L’équipage a pu s’entraîner une semaine pour chacune des six régates d’avant-Tour, ce qui lui permet de naviguer aujourd’hui dans le top 10 du Tour. Malgré cela, on reste loin de la centaine de jours d’entraînement annuel des équipages professionnels.
Créer un package « hébergement, transports »
Autre facteur qui joue en défaveur des amateurs, la logistique. « Courir le Tour sur deux semaines au lieu de trois peut se traduire par un véritable marathon pour des équipes amateurs, parfois moins étoffées », explique Vianney Ancelin. A chaque étape, les concurrents doivent monter et démonter leurs bateaux, effectuer les transferts, du jour au lendemain. Une logistique vite énergivore lorsque l’équipe est très réduite.
« Tout le monde met la main à la pâte pour monter et démonter le bateau », confirme Titouan Jestin un des skippeurs de Dunkerque Voile, une équipe composée de quatre navigants et un seul préparateur. Ce handicap peut se traduire sur l’eau par des résultats moindres alors que les équipages disposant de moyens plus importants à terre ont plus de temps pour récupérer.
Pour accroître la présence des amateurs, les organisateurs évoquent plusieurs pistes. Selon Vianney Ancelin, l’une d’elles serait la création « d’un grand prix amateur lors de la première et la dernière étape du Tour ». Autrement dit, on permettrait aux amateurs de ne courir que deux week-ends, ce qui desserrerait leur planning sportif.
D’autres pistes, comme la création d’un package « hébergement, transports », sont à l’étude du côté d’ASO pour alléger la logistique des équipages. Une idée pourrait être aussi d’abaisser la limite d’âge.
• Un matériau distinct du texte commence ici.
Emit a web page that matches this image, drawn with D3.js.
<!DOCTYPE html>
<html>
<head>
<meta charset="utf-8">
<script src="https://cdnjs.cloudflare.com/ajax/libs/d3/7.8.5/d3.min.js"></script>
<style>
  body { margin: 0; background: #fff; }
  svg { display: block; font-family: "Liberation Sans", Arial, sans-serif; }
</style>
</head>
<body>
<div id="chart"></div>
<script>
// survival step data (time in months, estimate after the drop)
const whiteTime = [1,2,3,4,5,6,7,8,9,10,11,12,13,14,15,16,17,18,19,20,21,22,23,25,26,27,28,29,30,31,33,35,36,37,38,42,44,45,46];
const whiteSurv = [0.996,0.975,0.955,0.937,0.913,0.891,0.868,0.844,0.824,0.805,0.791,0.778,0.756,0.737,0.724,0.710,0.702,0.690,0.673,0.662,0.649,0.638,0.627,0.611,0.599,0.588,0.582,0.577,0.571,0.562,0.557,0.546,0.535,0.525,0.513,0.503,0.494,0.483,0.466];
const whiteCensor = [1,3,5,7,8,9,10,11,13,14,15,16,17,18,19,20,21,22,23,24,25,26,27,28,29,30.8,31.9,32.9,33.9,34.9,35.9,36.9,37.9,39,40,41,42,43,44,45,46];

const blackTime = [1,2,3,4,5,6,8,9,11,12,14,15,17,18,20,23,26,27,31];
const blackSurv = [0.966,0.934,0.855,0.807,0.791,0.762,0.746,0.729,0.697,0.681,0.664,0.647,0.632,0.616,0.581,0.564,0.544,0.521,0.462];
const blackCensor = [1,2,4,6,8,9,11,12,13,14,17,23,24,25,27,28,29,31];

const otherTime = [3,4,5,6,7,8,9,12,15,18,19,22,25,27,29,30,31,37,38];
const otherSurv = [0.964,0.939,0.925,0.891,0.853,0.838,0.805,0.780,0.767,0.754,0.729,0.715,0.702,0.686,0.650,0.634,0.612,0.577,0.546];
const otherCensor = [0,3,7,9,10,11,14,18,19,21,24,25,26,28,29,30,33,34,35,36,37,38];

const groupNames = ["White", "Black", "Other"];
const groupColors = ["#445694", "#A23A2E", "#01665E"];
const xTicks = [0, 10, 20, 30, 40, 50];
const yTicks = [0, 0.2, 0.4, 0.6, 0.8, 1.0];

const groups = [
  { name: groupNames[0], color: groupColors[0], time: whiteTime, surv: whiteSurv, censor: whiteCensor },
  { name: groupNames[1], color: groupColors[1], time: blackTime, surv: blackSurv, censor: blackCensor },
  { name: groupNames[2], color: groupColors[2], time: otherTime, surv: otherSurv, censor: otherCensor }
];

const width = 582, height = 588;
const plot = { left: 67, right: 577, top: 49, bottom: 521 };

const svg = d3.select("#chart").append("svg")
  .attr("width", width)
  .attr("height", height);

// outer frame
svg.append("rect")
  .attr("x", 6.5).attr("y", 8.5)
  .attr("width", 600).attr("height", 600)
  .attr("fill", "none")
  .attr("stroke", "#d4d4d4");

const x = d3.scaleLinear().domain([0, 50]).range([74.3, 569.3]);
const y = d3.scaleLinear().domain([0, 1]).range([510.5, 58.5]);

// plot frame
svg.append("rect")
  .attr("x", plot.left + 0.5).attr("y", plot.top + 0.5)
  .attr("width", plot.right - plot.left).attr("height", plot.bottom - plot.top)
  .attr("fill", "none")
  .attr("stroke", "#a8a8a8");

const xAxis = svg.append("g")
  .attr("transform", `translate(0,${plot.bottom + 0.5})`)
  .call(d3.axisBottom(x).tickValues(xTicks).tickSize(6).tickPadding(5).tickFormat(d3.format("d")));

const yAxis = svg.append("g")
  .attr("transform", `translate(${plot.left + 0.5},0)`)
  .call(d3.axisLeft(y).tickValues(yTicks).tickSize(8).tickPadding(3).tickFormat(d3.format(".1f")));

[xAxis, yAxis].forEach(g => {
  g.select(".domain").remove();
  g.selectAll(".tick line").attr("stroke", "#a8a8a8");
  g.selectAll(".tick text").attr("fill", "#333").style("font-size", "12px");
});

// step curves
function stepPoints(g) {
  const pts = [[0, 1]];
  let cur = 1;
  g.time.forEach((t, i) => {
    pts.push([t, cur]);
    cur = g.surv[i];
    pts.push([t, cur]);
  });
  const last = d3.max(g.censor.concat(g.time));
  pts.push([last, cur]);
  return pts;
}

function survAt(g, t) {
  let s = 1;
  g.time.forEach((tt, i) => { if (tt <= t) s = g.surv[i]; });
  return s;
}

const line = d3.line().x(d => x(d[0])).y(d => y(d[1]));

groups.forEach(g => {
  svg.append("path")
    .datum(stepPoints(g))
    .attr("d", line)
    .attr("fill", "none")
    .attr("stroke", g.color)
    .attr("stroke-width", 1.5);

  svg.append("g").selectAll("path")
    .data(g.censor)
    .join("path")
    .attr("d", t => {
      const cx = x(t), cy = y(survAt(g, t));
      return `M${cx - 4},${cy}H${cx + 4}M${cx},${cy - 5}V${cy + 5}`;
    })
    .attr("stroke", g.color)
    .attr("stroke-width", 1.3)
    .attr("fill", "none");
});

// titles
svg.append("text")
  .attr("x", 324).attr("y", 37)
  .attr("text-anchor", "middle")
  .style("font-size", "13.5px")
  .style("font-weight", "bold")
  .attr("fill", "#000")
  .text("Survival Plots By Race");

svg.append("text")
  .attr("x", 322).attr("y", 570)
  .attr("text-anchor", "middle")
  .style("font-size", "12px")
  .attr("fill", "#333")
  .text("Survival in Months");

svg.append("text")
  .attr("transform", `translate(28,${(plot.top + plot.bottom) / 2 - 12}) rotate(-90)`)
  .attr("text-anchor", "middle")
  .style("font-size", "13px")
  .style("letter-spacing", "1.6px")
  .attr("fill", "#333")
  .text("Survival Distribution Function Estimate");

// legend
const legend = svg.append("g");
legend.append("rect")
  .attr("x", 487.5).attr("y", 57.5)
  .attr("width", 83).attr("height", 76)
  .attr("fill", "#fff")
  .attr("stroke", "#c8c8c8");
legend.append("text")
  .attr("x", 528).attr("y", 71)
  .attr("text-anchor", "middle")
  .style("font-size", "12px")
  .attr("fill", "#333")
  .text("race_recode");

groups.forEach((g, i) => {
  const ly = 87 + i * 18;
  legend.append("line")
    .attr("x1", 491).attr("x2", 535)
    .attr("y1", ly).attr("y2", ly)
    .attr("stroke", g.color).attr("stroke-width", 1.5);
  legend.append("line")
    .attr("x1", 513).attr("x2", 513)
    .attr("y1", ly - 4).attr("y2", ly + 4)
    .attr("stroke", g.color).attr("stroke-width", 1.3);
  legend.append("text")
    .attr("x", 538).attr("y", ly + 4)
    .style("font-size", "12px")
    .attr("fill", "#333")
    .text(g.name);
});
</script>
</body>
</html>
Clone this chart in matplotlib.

Dans tous les cas, « les amateurs ont toujours leur place sur le Tour et il en faut, c’est une des forces du Tour, insiste Christophe Gaumont. Il faut une épreuve qui fait rêver et soit accessible tant aux jeunes qu’aux amateurs ». Le Tour reste une « aventure, l’accomplissement de rêves de jeunesse », résume un amateur qui, comme d’autres, apprécie de pouvoir se frotter aux meilleurs.